Wadjda: The angst of Saudi women
The Venice Film Festival must take the honours for getting in the first ever Saudi Arabian movie, Wadjda, helmed by a woman, Haifaa al Mansour. Also, it is indeed the first ever to be shot completely inside the country. Gautaman Bhaskaran writes...Updated: Sep 03, 2012 17:58 IST
The Venice Film Festival must take the honours for getting in the first ever Saudi Arabian movie, Wadjda, helmed by a woman, Haifaa al Mansour. Also, it is indeed the first ever to be shot completely inside the country.
The plot is grippingly narrated, and it highlights the sad plight of Saudi women, forced to play second fiddle to men, and to hide behind the drab black veil. But then there are people like Wadjda, though just 10 years old, who chooses to rebel and free herself from suffocating shackles. But for how long?
Premiering in the Horizons slot of the Festival, the film is bound to evoke a debate both in the Middle East and elsewhere. Happily, Mansour, who has also written the script, handles the theme with admirable restraint; it could have easily gone overboard with melodrama, given the fact that it deals with issues like a woman’s angst at her husband taking a second wife, and a very young girl’s repeated attempts at breaking Islamic rules and conventions.
Wadjda, played with remarkable natural ease by Waad Mohammed, loves to wear sneakers beneath her robe, and is bent on beating a neighbourhood boy, Abdullah (Al Gohani,) in a bicycle race. But the only hitch is that while he has cycle, she does not, and the one she fancies is out of her reach. For one, her mother will not let her ride a cycle (it is un-Islamic for women to do so, though I am told Saudi women have now been allowed to drive) and two, she does not have the money for it. So, little Wadjda begins to run errands in school, helping deliver lover letters that older girls write. However, a Quran competition at school comes like blessing with huge prize money.
A sub-text in the movie relates to Wadjda’s rather liberal mother and her failing efforts to stop her husband from marrying a second woman.

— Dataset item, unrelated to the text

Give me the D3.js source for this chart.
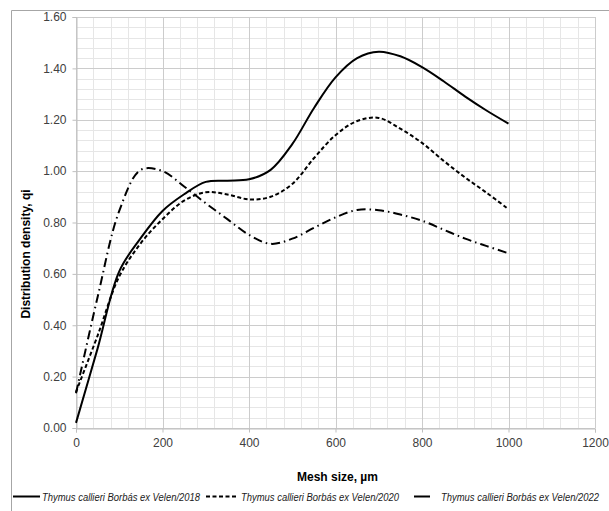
<!DOCTYPE html>
<html>
<head>
<meta charset="utf-8">
<script src="https://cdn.jsdelivr.net/npm/d3@7"></script>
<style>
  body { margin: 0; background: #fff; }
  svg { display: block; font-family: "Liberation Sans", Arial, sans-serif; }
</style>
</head>
<body>
<div id="chart"></div>
<script>
// mesh size, µm
const meshSize = [0, 50, 100, 150, 200, 250, 300, 350, 400, 450, 500, 550, 600, 650, 700, 750, 800, 850, 900, 950, 1000];
const q2018 = [0.02, 0.31, 0.61, 0.74, 0.845, 0.91, 0.958, 0.963, 0.968, 1.005, 1.105, 1.245, 1.365, 1.44, 1.465, 1.447, 1.405, 1.35, 1.29, 1.235, 1.185];
const q2020 = [0.14, 0.36, 0.59, 0.72, 0.813, 0.885, 0.918, 0.909, 0.89, 0.90, 0.95, 1.05, 1.14, 1.195, 1.207, 1.165, 1.11, 1.04, 0.975, 0.915, 0.852];
const q2022 = [0.135, 0.51, 0.845, 1.005, 1.0, 0.94, 0.875, 0.813, 0.752, 0.717, 0.737, 0.779, 0.82, 0.849, 0.848, 0.831, 0.807, 0.772, 0.737, 0.708, 0.68];
const seriesNames = [
  "Thymus callieri Borbás ex Velen/2018",
  "Thymus callieri Borbás ex Velen/2020",
  "Thymus callieri Borbás ex Velen/2022"
];
const xTicks = [0, 200, 400, 600, 800, 1000, 1200];
const yTicks = [0, 0.2, 0.4, 0.6, 0.8, 1.0, 1.2, 1.4, 1.6];

const width = 609, height = 511;
const margin = { top: 17, right: 14, bottom: 83, left: 76 };

const x = d3.scaleLinear().domain([0, 1200]).range([margin.left, width - margin.right]);
const y = d3.scaleLinear().domain([0, 1.6]).range([height - margin.bottom, margin.top]);

const svg = d3.select("#chart").append("svg")
  .attr("width", width)
  .attr("height", height);

// outer frame (cropped)
svg.append("path")
  .attr("d", `M11.5,${height} V10.5 H${width}`)
  .attr("fill", "none")
  .attr("stroke", "#a6a6a6");

// minor grid
const minorX = d3.range(0, 1200.1, 40);
const minorY = d3.range(0, 1.601, 0.04);
const grid = svg.append("g");
grid.selectAll(".mx").data(minorX).join("line")
  .attr("x1", d => Math.round(x(d)) + 0.5).attr("x2", d => Math.round(x(d)) + 0.5)
  .attr("y1", y(0)).attr("y2", y(1.6))
  .attr("stroke", "#e6e6e6");
grid.selectAll(".my").data(minorY).join("line")
  .attr("y1", d => Math.round(y(d)) + 0.5).attr("y2", d => Math.round(y(d)) + 0.5)
  .attr("x1", x(0)).attr("x2", x(1200))
  .attr("stroke", "#e6e6e6");

// major grid
grid.selectAll(".Mx").data(xTicks).join("line")
  .attr("x1", d => Math.round(x(d)) + 0.5).attr("x2", d => Math.round(x(d)) + 0.5)
  .attr("y1", y(0)).attr("y2", y(1.6))
  .attr("stroke", "#cccccc");
grid.selectAll(".My").data(yTicks).join("line")
  .attr("y1", d => Math.round(y(d)) + 0.5).attr("y2", d => Math.round(y(d)) + 0.5)
  .attr("x1", x(0)).attr("x2", x(1200))
  .attr("stroke", "#cccccc");

// axes
const xAxis = svg.append("g")
  .attr("transform", `translate(0,${Math.round(y(0)) + 0.5})`)
  .call(d3.axisBottom(x).tickValues(xTicks).tickSize(4).tickPadding(6).tickFormat(d3.format("d")));
const yAxis = svg.append("g")
  .attr("transform", `translate(${Math.round(x(0)) + 0.5},0)`)
  .call(d3.axisLeft(y).tickValues(yTicks).tickSize(4).tickPadding(6).tickFormat(d3.format(".2f")));
[xAxis, yAxis].forEach(a => {
  a.select(".domain").attr("stroke", "#bfbfbf");
  a.selectAll(".tick line").attr("stroke", "#bfbfbf");
  a.selectAll(".tick text")
    .attr("fill", "#404040")
    .style("font-size", "12px")
    .style("font-family", "'Liberation Sans', Arial, sans-serif");
});

// axis titles
svg.append("text")
  .attr("x", (x(0) + x(1200)) / 2 + 2)
  .attr("y", 481)
  .attr("text-anchor", "middle")
  .style("font-size", "12px")
  .style("font-weight", "bold")
  .text("Mesh size, µm");
svg.append("text")
  .attr("transform", "translate(30,254) rotate(-90)")
  .attr("text-anchor", "middle")
  .style("font-size", "12px")
  .style("font-weight", "bold")
  .text("Distribution density, qi");

// lines
const dashes = [null, "4,2.5", "9,4,1.5,4"];
const allSeries = [q2018, q2020, q2022];
const line = d3.line()
  .x((d, i) => x(meshSize[i]))
  .y(d => y(d))
  .curve(d3.curveCatmullRom.alpha(0.5));

svg.append("g").selectAll("path")
  .data(allSeries)
  .join("path")
  .attr("d", d => line(d))
  .attr("fill", "none")
  .attr("stroke", "#000")
  .attr("stroke-width", 2)
  .attr("stroke-dasharray", (d, i) => dashes[i]);

// legend
const legendItems = [
  { x1: 13, x2: 40, tx: 42 },
  { x1: 206, x2: 238, tx: 241 },
  { x1: 414, x2: 430, tx: 441 }
];
const legend = svg.append("g").selectAll("g")
  .data(legendItems)
  .join("g");
legend.append("line")
  .attr("x1", d => d.x1).attr("x2", d => d.x2)
  .attr("y1", 496.5).attr("y2", 496.5)
  .attr("stroke", "#000")
  .attr("stroke-width", 2)
  .attr("stroke-dasharray", (d, i) => i === 1 ? "4,2.5" : null);
legend.append("text")
  .attr("x", d => d.tx)
  .attr("y", 500.5)
  .attr("textLength", 158)
  .attr("lengthAdjust", "spacingAndGlyphs")
  .style("font-size", "11px")
  .style("font-style", "italic")
  .attr("fill", "#1a1a1a")
  .text((d, i) => seriesNames[i]);
</script>
</body>
</html>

Although, the film may be somewhat formulaic, there are a number of moments which are pretty interesting. The headmistress of Wadjda’s school begins to enforce the Sharia law with an iron hand probably to safeguard herself against her own beauty. We hear a woman being caught with another man, as we also hear how pretty daughters are trouble.
Wadjda may not be great cinema, but it succeeds in driving a hard message quite splendidly: the way women in Saudi Arabia have been confined to narrow spaces. The veil and the rigid restrictions tell this all too clearly.